A lively communication sets in between the visitor from neighbouring Nicobar island and the Jarawas. The visitor has obviously managed to gain the friendship of the Natives. In the hard jungle life of a hunter-and-gatherer tribe, physical fitness is a matter of survival. Overweight would be as much as a death-sentence. The Jarawas express their curiosity and amusement towards the overweight visitor in grabbing him repeatedly. Accompanied by a large groupe of Jarawas, the outside visitors are welcomed in the settlement of the tribe. Since the making of this film in the year 1993 the relation between the Jarawas and outside visitors has increasingly deteriorated. After around 2004 the Jarawa have returned to their old way of life but maintain a distant but not hostile (as long as they are not pressed) attitude to the Indian population outside their reservation. 

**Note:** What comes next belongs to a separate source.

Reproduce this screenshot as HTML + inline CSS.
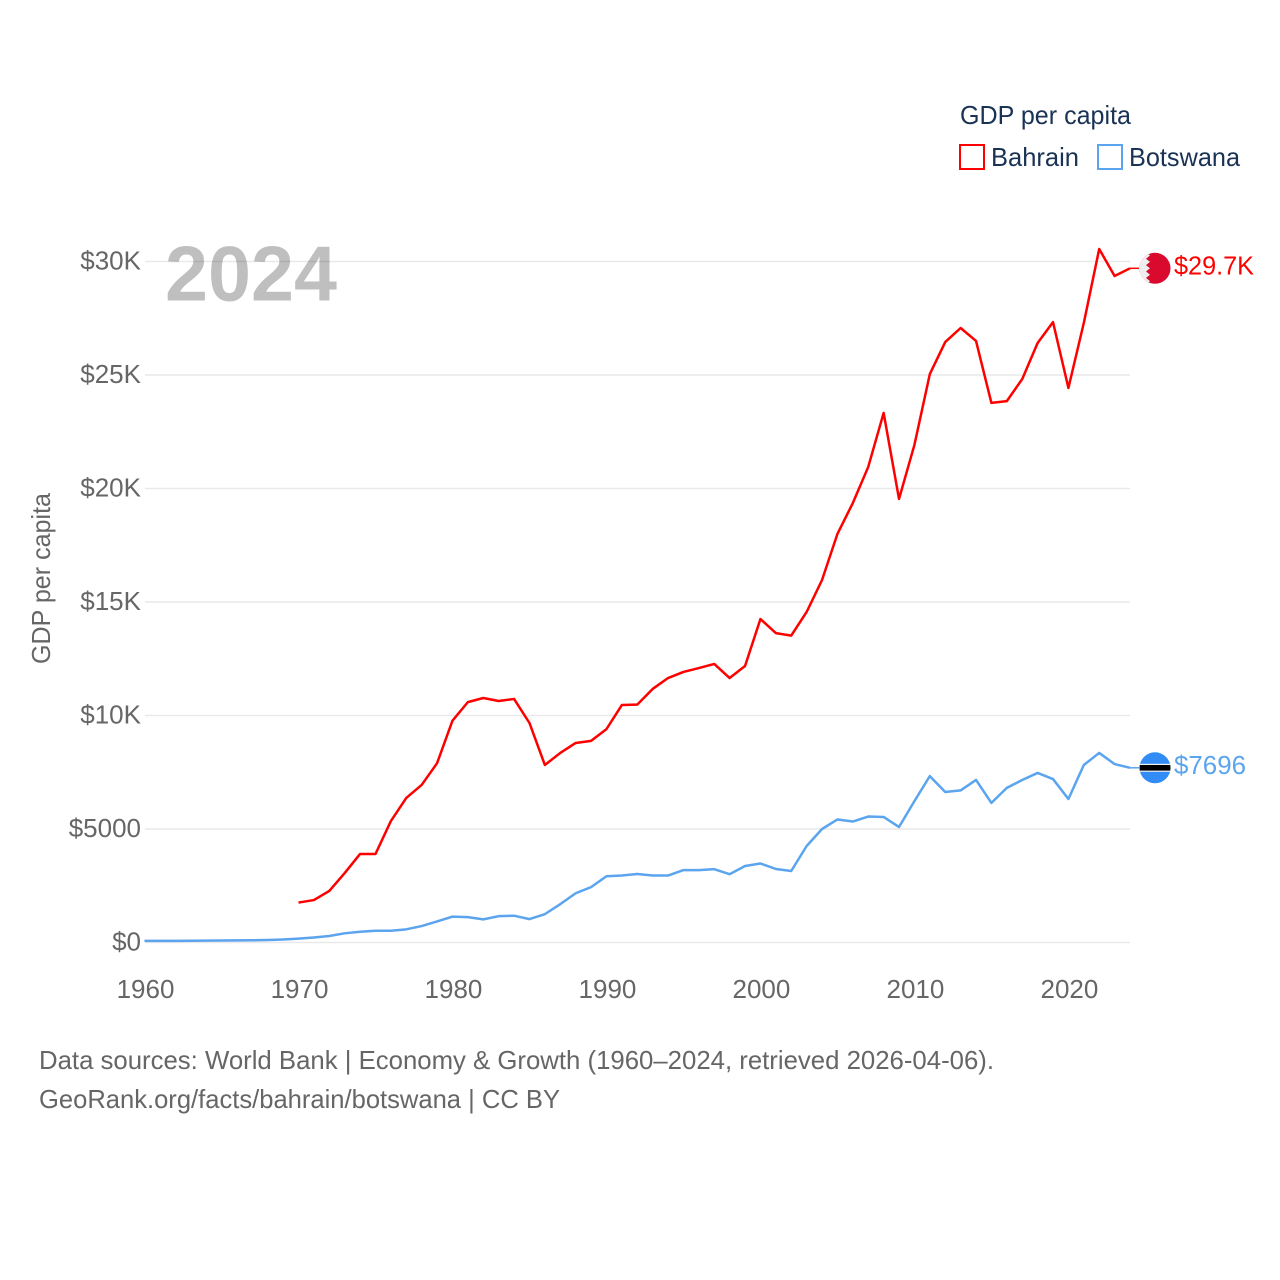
<!DOCTYPE html>
<html lang="en">
<head>
<meta charset="utf-8">
<title>GDP per capita: Bahrain and Botswana</title>
<style>
html,body{margin:0;padding:0;background:#fff;}
svg{display:block;font-family:"Liberation Sans",sans-serif;}
</style>
</head>
<body>
<svg id="chart" width="1280" height="1280" viewBox="0 0 1280 1280" xmlns="http://www.w3.org/2000/svg">
  <defs>
    <clipPath id="flag-clip"><circle cx="0" cy="0" r="15.5"></circle></clipPath>
  </defs>
  <g id="grid"></g>
  <g id="y-ticks"></g>
  <g id="x-ticks"></g>

  <text transform="translate(50,664) rotate(-90)" font-size="26" fill="#666" textLength="171" lengthAdjust="spacingAndGlyphs">GDP per capita</text>
  <text x="165" y="300.5" font-size="78" font-weight="700" fill="#000" fill-opacity="0.25" textLength="172" lengthAdjust="spacingAndGlyphs">2024</text>

  <g>
    <text x="960" y="124" font-size="26" fill="#1a3355" textLength="171" lengthAdjust="spacingAndGlyphs">GDP per capita</text>
    <g>
      <rect x="960" y="145" width="24" height="24" fill="none" stroke="#ff0000" stroke-width="2"></rect>
      <text x="991" y="166" font-size="26" fill="#1a3355" textLength="88" lengthAdjust="spacingAndGlyphs">Bahrain</text>
    </g>
    <g>
      <rect x="1098" y="145" width="24" height="24" fill="none" stroke="#5ba4ee" stroke-width="2"></rect>
      <text x="1129" y="166" font-size="26" fill="#1a3355" textLength="111" lengthAdjust="spacingAndGlyphs">Botswana</text>
    </g>
  </g>

  <g id="series"></g>

  <g id="flag-bahrain" clip-path="url(#flag-clip)">
    <rect x="-16" y="-16" width="32" height="32" fill="#da0a2e"></rect>
    <polygon fill="#eeeeee" points="-16,-16 -9,-16 -5,-12.8 -9,-9.6 -5,-6.4 -9,-3.2 -5,0 -9,3.2 -5,6.4 -9,9.6 -5,12.8 -9,16 -16,16"></polygon>
  </g>
  <g id="flag-botswana" clip-path="url(#flag-clip)">
    <rect x="-16" y="-16" width="32" height="32" fill="#318cf5"></rect>
    <rect x="-16" y="-4" width="32" height="8" fill="#f2f2f2"></rect>
    <rect x="-16" y="-2.8" width="32" height="5.6" fill="#000000"></rect>
  </g>

  <text id="value-bahrain" x="1174" font-size="26" fill="#ff0000" textLength="80" lengthAdjust="spacingAndGlyphs"></text>
  <text id="value-botswana" x="1174" font-size="26" fill="#5ba4ee" textLength="72" lengthAdjust="spacingAndGlyphs"></text>

  <g>
    <text x="39" y="1069" font-size="26" fill="#666" textLength="955" lengthAdjust="spacingAndGlyphs">Data sources: World Bank | Economy &amp; Growth (1960–2024, retrieved 2026-04-06).</text>
    <text x="39" y="1108" font-size="26" fill="#666" textLength="521" lengthAdjust="spacingAndGlyphs">GeoRank.org/facts/bahrain/botswana | CC BY</text>
  </g>
</svg>

<script>
const startYear = 1960;
const endYear = 2024;
const bahrainStartYear = 1970;
const xTickYears = [1960, 1970, 1980, 1990, 2000, 2010, 2020];
const yTickValues = [0, 5000, 10000, 15000, 20000, 25000, 30000];
const yTickLabels = ['$0', '$5000', '$10K', '$15K', '$20K', '$25K', '$30K'];
const bahrainValues = [1760, 1870, 2270, 3060, 3900, 3900, 5350, 6370, 6940, 7900,
  9770, 10590, 10770, 10640, 10730, 9670, 7820, 8350, 8790, 8880,
  9400, 10460, 10480, 11170, 11650, 11920, 12090, 12270, 11650, 12180,
  14250, 13630, 13520, 14560, 15970, 18000, 19360, 20950, 23330, 19540,
  21920, 25040, 26450, 27070, 26500, 23770, 23850, 24820, 26410, 27330,
  24430, 27290, 30550, 29360, 29700];
const botswanaValues = [70, 72, 74, 78, 82, 86, 92, 100, 110, 135,
  170, 220, 285, 405, 475, 520, 520, 580, 725, 930,
  1140, 1120, 1020, 1160, 1180, 1030, 1250, 1690, 2170, 2440,
  2920, 2950, 3020, 2950, 2950, 3190, 3190, 3230, 3010, 3370,
  3480, 3240, 3150, 4250, 5000, 5420, 5330, 5550, 5530, 5090,
  6230, 7330, 6630, 6700, 7160, 6150, 6810, 7160, 7470, 7200,
  6320, 7820, 8350, 7860, 7696];
const bahrainLabel = '$29.7K';
const botswanaLabel = '$7696';

const SVG_NS = 'http://www.w3.org/2000/svg';
const plotLeft = 144.5;
const plotRight = 1130;
const gridLeft = 145;
const plotZero = 942.5;
const pxPerDollar = 681 / 30000;
const flagX = 1155;
const connectorEnd = 1139;

function xScale(year) {
  return plotLeft + (year - startYear) * (plotRight - plotLeft) / (endYear - startYear);
}
function yScale(value) {
  return plotZero - value * pxPerDollar;
}
function svgEl(tag) {
  return document.createElementNS(SVG_NS, tag);
}

const gridGroup = document.getElementById('grid');
const yTickGroup = document.getElementById('y-ticks');
const xTickGroup = document.getElementById('x-ticks');
const seriesGroup = document.getElementById('series');

yTickValues.forEach(function (value, i) {
  const line = svgEl('line');
  
  
  line.setAttribute('x1', gridLeft);
  line.setAttribute('x2', plotRight);
  line.setAttribute('y1', yScale(value));
  line.setAttribute('y2', yScale(value));
  line.setAttribute('stroke', '#e9e9e9');
  line.setAttribute('stroke-width', '1.5');
  gridGroup.appendChild(line);

  const label = svgEl('text');
  
  
  label.setAttribute('x', 141);
  label.setAttribute('y', yScale(value) + 8);
  label.setAttribute('text-anchor', 'end');
  label.setAttribute('font-size', '26');
  label.setAttribute('fill', '#666');
  label.textContent = yTickLabels[i];
  yTickGroup.appendChild(label);
});

xTickYears.forEach(function (year) {
  const label = svgEl('text');
  
  
  label.setAttribute('x', xScale(year) + 1);
  label.setAttribute('y', 998);
  label.setAttribute('text-anchor', 'middle');
  label.setAttribute('font-size', '26');
  label.setAttribute('fill', '#666');
  label.textContent = year;
  xTickGroup.appendChild(label);
});

function pointsFor(values, firstYear) {
  return values.map(function (value, i) {
    return xScale(firstYear + i).toFixed(2) + ',' + yScale(value).toFixed(2);
  }).join(' ');
}

const bahrainLine = svgEl('polyline');


bahrainLine.setAttribute('points', pointsFor(bahrainValues, bahrainStartYear));
bahrainLine.setAttribute('fill', 'none');
bahrainLine.setAttribute('stroke', '#ff0000');
bahrainLine.setAttribute('stroke-width', '2.5');
bahrainLine.setAttribute('stroke-linejoin', 'round');
seriesGroup.appendChild(bahrainLine);

const botswanaLine = svgEl('polyline');


botswanaLine.setAttribute('points', pointsFor(botswanaValues, startYear));
botswanaLine.setAttribute('fill', 'none');
botswanaLine.setAttribute('stroke', '#5ba4ee');
botswanaLine.setAttribute('stroke-width', '2.5');
botswanaLine.setAttribute('stroke-linejoin', 'round');
seriesGroup.appendChild(botswanaLine);

const lastBahrain = bahrainValues[bahrainValues.length - 1];
const lastBotswana = botswanaValues[botswanaValues.length - 1];

const bahrainConnector = svgEl('line');


bahrainConnector.setAttribute('x1', plotRight);
bahrainConnector.setAttribute('x2', connectorEnd);
bahrainConnector.setAttribute('y1', yScale(lastBahrain));
bahrainConnector.setAttribute('y2', yScale(lastBahrain));
bahrainConnector.setAttribute('stroke', '#ff0000');
bahrainConnector.setAttribute('stroke-width', '1.5');
seriesGroup.appendChild(bahrainConnector);

const botswanaConnector = svgEl('line');


botswanaConnector.setAttribute('x1', plotRight);
botswanaConnector.setAttribute('x2', connectorEnd);
botswanaConnector.setAttribute('y1', yScale(lastBotswana));
botswanaConnector.setAttribute('y2', yScale(lastBotswana));
botswanaConnector.setAttribute('stroke', '#5ba4ee');
botswanaConnector.setAttribute('stroke-width', '1.5');
seriesGroup.appendChild(botswanaConnector);

document.getElementById('flag-bahrain').setAttribute('transform', 'translate(' + flagX + ',' + yScale(lastBahrain) + ')');
document.getElementById('flag-botswana').setAttribute('transform', 'translate(' + flagX + ',' + yScale(lastBotswana) + ')');

const bahrainValueText = document.getElementById('value-bahrain');
bahrainValueText.setAttribute('y', yScale(lastBahrain) + 6);
bahrainValueText.textContent = bahrainLabel;

const botswanaValueText = document.getElementById('value-botswana');
botswanaValueText.setAttribute('y', yScale(lastBotswana) + 6);
botswanaValueText.textContent = botswanaLabel;
</script>
</body>
</html>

The coconuts brought by the visitors are eagerly prepared and shared in the community. Note also here the total absence of shame in relation to physical contact: In oder to solve the problem of the visitor's gender, only active grabbing will lead to an answer. Like a swarm of crickets, the Jarawas fall upon the visiting boat that is loaded with coconuts. Note the speed with which the red headscarfs of the indian visitors are being taken away, as Jarawas are fond of red coloured tissues. Nevertheless, no rivalry can be observed in-between the Jarawas themselves, as all the yield will be shared by the whole group.